▸ **AIM OF THE TASK**
Collect each line of the entries that holds the string "React".

··· INFORMATION GIVEN

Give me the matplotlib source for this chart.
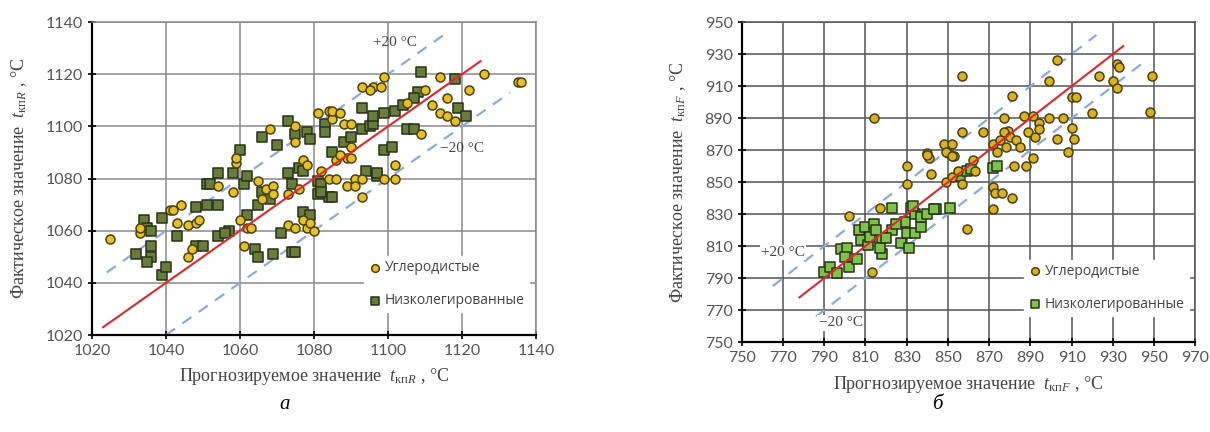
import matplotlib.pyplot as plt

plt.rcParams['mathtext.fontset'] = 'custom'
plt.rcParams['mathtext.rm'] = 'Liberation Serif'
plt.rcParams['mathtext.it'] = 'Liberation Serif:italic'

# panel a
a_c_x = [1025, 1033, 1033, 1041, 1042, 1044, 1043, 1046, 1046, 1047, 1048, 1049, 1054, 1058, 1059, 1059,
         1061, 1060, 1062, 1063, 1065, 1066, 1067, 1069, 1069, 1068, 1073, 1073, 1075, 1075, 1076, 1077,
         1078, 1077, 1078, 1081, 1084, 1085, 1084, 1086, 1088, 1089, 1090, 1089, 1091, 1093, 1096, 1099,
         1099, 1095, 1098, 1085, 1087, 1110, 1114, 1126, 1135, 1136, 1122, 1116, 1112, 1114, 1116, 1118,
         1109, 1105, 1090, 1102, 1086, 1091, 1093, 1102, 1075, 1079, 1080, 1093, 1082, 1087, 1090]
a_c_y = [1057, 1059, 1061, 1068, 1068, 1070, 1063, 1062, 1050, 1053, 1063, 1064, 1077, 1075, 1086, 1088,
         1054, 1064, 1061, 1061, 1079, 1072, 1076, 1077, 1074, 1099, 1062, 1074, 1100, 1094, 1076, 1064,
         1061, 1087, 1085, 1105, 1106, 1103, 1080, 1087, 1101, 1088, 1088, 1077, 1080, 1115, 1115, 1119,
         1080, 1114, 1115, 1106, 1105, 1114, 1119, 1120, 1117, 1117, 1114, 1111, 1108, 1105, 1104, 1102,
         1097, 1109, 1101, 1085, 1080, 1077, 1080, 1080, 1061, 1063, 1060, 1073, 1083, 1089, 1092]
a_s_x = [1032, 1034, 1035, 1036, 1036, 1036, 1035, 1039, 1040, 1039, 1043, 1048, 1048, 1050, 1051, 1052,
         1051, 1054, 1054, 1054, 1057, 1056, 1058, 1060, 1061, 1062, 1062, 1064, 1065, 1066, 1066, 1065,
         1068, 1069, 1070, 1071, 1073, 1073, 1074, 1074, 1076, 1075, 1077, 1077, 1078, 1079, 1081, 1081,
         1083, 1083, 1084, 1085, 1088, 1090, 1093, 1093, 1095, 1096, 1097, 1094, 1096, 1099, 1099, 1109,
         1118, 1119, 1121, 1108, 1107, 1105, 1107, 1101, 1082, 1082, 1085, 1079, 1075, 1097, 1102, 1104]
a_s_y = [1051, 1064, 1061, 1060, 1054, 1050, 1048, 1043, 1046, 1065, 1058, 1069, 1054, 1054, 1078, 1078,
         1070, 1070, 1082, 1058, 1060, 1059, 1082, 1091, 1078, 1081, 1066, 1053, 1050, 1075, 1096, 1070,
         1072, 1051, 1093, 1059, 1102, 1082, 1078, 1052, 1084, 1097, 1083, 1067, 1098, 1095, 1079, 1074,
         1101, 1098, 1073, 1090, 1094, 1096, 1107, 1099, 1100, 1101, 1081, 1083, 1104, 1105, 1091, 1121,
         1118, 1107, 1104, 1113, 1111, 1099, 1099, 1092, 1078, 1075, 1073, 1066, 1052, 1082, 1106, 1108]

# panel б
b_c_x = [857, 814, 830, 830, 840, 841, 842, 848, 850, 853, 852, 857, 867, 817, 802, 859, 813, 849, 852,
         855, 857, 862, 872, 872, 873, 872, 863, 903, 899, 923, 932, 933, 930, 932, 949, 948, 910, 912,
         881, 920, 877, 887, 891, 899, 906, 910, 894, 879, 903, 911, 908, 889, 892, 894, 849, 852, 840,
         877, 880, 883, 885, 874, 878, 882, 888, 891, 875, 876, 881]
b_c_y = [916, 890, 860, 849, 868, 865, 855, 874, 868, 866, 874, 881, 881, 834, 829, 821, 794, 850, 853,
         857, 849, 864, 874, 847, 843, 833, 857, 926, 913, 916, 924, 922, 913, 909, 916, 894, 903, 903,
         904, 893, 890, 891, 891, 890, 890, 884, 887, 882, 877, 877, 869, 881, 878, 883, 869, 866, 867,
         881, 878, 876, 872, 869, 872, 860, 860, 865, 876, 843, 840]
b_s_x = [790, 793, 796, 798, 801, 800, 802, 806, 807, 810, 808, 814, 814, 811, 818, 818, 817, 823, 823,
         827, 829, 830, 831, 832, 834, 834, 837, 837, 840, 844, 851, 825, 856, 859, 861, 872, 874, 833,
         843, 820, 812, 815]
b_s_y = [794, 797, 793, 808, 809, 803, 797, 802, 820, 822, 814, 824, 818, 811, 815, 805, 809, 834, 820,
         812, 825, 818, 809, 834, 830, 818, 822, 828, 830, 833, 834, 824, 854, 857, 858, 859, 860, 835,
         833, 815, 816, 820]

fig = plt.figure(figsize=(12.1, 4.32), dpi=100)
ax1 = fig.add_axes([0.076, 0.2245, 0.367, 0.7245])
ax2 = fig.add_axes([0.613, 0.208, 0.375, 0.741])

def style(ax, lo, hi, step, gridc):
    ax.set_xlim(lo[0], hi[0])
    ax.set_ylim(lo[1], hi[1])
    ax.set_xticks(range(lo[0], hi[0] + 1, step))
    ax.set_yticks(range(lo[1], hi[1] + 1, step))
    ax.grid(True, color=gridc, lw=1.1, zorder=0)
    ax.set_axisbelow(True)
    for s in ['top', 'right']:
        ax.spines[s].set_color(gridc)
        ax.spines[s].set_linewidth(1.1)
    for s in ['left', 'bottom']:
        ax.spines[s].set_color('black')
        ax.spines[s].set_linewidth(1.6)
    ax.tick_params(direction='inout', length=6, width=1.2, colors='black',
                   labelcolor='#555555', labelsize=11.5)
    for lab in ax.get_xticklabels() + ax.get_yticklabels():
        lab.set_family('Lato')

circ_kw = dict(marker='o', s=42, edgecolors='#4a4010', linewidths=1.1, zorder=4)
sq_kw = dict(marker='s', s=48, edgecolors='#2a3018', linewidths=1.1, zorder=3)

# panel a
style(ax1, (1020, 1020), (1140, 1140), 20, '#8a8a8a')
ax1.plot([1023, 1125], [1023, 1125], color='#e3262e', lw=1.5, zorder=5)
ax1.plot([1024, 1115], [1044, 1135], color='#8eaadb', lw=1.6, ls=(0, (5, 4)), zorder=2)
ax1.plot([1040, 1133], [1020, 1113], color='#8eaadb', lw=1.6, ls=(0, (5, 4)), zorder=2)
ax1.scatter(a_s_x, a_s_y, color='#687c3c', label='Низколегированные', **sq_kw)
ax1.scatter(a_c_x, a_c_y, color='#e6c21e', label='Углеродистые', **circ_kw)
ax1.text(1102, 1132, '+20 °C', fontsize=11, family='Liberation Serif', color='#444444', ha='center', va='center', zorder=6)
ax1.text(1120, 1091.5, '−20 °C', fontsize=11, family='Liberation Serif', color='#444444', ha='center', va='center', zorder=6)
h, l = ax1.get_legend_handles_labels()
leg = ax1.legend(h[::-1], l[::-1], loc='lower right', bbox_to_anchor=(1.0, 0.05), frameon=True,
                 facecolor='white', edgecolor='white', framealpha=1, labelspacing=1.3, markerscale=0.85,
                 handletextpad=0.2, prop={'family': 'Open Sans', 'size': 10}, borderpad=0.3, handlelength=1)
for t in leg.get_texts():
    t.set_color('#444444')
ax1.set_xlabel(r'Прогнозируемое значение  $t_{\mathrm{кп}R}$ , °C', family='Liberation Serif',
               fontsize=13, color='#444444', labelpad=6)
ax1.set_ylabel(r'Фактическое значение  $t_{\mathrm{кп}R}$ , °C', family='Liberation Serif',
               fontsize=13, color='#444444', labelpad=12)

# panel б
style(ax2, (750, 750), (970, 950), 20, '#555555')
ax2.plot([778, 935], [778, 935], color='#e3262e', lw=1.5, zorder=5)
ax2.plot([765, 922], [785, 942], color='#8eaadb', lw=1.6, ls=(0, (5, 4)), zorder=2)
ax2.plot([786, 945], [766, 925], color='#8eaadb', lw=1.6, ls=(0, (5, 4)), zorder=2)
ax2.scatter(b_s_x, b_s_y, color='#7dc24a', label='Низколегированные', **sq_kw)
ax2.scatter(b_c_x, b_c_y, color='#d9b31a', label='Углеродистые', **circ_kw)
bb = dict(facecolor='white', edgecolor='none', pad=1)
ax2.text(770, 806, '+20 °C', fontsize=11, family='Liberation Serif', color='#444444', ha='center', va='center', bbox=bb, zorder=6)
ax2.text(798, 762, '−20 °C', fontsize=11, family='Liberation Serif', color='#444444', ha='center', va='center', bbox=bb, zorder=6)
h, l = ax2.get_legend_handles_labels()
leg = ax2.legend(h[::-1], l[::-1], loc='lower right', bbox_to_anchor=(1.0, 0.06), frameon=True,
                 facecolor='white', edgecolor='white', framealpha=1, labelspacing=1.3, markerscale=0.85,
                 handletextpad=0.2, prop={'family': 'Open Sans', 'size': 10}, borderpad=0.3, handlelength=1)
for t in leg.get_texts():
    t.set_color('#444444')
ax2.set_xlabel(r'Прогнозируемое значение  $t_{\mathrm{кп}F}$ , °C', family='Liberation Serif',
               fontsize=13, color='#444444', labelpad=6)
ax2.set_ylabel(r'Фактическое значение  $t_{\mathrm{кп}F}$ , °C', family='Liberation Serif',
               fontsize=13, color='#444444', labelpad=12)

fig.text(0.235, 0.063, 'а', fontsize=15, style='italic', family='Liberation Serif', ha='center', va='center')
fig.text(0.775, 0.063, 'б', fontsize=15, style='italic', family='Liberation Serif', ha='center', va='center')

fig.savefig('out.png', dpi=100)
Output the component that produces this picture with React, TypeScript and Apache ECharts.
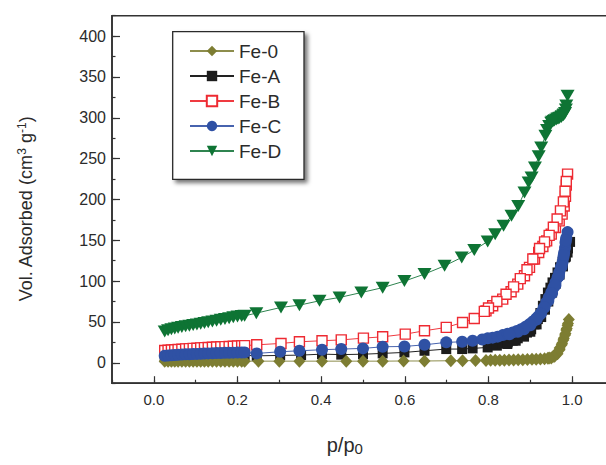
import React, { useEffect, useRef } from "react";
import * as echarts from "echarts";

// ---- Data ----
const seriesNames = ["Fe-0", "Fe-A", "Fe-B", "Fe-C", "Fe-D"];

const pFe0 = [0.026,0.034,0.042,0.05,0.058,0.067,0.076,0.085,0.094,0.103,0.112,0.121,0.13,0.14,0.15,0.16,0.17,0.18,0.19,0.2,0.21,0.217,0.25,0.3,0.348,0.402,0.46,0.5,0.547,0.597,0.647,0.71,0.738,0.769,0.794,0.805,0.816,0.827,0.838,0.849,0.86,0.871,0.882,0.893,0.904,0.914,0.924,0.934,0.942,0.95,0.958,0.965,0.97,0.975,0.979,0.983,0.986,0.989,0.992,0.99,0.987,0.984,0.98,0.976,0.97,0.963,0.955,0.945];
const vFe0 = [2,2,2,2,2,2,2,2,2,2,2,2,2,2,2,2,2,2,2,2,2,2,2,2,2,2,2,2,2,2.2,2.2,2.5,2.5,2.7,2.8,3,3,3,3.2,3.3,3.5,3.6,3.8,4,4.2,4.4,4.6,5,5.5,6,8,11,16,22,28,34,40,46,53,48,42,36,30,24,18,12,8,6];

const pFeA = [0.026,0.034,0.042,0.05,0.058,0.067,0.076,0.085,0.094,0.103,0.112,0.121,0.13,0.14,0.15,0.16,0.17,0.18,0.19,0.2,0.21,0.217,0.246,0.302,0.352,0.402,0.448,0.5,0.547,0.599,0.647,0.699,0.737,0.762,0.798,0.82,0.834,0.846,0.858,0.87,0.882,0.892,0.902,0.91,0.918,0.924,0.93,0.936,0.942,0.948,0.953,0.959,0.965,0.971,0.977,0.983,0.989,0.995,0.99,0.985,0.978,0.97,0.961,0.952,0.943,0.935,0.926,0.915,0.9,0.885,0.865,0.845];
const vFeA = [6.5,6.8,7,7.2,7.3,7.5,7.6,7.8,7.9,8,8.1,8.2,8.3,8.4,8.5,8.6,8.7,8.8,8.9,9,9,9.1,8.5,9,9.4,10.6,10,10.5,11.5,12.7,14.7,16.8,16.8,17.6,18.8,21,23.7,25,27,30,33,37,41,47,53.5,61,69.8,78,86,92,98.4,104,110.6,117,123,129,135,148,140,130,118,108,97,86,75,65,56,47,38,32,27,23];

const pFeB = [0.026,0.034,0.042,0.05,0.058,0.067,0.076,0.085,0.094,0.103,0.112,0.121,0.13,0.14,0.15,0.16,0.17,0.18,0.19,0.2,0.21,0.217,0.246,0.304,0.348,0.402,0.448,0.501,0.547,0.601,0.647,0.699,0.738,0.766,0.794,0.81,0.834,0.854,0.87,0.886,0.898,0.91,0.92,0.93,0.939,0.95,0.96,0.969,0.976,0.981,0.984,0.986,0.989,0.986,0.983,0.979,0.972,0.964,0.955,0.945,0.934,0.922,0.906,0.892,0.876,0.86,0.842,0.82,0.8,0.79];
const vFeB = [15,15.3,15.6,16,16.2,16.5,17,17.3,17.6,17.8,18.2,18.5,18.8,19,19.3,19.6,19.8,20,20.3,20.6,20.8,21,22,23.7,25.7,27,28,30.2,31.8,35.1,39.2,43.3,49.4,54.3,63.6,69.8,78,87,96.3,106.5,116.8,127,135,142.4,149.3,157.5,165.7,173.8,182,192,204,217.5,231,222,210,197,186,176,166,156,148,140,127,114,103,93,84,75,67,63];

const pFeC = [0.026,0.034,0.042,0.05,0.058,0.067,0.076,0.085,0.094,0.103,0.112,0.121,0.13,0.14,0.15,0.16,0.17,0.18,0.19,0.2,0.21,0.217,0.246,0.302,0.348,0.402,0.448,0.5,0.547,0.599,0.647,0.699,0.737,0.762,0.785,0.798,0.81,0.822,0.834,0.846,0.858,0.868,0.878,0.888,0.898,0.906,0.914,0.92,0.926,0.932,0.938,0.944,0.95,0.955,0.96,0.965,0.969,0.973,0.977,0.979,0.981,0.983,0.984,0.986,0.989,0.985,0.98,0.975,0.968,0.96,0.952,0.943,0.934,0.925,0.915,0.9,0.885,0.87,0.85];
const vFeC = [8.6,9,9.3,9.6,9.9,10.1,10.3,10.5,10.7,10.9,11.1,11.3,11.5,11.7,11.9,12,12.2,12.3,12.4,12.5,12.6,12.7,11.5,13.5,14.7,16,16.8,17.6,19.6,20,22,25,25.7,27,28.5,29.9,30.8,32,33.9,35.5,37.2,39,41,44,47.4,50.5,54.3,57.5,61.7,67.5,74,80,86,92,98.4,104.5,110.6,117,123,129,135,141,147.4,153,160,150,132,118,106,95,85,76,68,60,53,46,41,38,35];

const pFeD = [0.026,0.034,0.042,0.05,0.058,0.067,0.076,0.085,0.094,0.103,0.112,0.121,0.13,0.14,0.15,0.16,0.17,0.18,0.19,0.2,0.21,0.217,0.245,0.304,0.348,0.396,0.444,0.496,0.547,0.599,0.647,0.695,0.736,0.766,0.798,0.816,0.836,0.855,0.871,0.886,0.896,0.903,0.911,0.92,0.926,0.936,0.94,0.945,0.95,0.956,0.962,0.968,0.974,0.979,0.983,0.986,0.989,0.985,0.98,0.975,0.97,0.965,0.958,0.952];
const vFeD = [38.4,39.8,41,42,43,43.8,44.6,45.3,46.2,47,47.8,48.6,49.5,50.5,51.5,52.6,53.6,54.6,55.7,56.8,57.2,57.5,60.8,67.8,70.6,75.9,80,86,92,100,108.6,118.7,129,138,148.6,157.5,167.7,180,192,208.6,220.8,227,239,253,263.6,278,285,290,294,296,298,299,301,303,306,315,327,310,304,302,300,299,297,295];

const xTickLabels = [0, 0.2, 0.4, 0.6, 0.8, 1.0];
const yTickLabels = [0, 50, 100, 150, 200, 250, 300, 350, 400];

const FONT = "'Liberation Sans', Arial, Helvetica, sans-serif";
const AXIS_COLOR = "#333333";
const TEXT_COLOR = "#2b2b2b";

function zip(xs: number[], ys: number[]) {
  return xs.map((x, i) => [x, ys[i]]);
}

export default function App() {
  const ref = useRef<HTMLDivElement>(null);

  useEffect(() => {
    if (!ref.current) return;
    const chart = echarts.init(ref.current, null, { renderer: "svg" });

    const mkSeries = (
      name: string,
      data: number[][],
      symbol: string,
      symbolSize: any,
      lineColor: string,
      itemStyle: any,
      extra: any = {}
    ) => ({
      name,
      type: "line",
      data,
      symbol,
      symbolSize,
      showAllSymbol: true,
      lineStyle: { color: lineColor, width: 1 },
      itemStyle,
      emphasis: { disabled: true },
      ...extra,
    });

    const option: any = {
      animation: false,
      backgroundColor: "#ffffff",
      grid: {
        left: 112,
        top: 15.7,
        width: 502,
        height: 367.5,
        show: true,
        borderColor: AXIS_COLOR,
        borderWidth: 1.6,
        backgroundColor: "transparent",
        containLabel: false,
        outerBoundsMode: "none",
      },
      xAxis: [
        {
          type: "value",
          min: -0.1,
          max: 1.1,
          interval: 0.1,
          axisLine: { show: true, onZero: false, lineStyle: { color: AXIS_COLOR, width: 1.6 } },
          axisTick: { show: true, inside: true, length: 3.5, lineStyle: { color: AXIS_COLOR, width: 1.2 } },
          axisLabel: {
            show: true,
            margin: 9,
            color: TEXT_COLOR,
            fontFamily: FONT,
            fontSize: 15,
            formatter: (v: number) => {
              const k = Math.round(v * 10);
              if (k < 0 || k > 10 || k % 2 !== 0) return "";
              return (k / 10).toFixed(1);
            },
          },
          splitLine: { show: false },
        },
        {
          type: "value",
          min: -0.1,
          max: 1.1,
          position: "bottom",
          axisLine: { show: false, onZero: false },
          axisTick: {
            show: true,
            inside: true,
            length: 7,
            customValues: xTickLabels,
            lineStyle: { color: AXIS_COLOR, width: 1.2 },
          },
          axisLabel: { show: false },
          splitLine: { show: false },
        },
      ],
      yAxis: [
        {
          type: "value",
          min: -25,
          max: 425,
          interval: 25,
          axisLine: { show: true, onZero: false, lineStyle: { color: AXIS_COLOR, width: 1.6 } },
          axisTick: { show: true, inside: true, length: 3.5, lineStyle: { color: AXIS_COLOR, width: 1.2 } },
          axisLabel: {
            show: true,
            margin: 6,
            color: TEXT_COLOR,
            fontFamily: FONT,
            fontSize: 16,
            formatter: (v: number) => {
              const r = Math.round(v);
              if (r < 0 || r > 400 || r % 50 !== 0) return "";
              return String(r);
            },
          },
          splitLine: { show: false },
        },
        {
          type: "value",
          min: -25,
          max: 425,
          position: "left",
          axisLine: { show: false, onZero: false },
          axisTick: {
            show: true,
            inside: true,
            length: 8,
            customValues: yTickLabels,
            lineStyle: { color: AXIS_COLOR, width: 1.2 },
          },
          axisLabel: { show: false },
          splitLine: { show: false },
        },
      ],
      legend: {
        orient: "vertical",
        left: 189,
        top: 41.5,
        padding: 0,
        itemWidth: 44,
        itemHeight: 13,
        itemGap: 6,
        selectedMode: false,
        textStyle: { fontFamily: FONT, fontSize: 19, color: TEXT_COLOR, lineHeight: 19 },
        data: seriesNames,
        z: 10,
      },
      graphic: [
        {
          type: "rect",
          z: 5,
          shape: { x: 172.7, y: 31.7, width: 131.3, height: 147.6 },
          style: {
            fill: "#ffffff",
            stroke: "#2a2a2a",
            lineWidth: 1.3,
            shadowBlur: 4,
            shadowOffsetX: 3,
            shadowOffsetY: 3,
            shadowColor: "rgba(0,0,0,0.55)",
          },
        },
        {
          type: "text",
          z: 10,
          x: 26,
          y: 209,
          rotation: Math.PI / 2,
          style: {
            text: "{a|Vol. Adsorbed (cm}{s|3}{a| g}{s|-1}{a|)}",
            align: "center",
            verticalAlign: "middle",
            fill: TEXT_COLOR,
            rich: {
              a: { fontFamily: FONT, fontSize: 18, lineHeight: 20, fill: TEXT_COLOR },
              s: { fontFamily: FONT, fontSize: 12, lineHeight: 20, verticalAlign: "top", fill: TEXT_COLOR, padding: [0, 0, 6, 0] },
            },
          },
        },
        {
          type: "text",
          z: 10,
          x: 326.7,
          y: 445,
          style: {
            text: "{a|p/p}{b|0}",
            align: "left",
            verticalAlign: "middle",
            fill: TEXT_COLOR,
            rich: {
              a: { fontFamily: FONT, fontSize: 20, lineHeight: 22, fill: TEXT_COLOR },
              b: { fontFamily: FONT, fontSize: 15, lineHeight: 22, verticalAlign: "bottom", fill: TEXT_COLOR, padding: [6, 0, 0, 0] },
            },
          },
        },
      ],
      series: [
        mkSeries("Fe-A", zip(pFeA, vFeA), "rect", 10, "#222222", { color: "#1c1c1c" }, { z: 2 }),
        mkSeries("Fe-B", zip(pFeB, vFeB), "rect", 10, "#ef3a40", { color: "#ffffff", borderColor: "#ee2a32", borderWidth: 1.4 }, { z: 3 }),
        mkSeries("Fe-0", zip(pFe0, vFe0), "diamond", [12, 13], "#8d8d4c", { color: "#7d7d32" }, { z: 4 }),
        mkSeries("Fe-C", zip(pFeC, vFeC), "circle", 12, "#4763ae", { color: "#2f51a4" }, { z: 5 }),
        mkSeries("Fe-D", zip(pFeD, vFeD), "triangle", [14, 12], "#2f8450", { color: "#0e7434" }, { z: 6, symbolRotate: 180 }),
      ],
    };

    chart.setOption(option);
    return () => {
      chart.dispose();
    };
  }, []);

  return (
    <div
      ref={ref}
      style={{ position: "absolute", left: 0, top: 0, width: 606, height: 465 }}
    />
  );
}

······

▸ **RESULT OF THIS TASK**
Output the component that produces this picture with React, TypeScript and Apache ECharts.
import React, { useEffect, useRef } from "react";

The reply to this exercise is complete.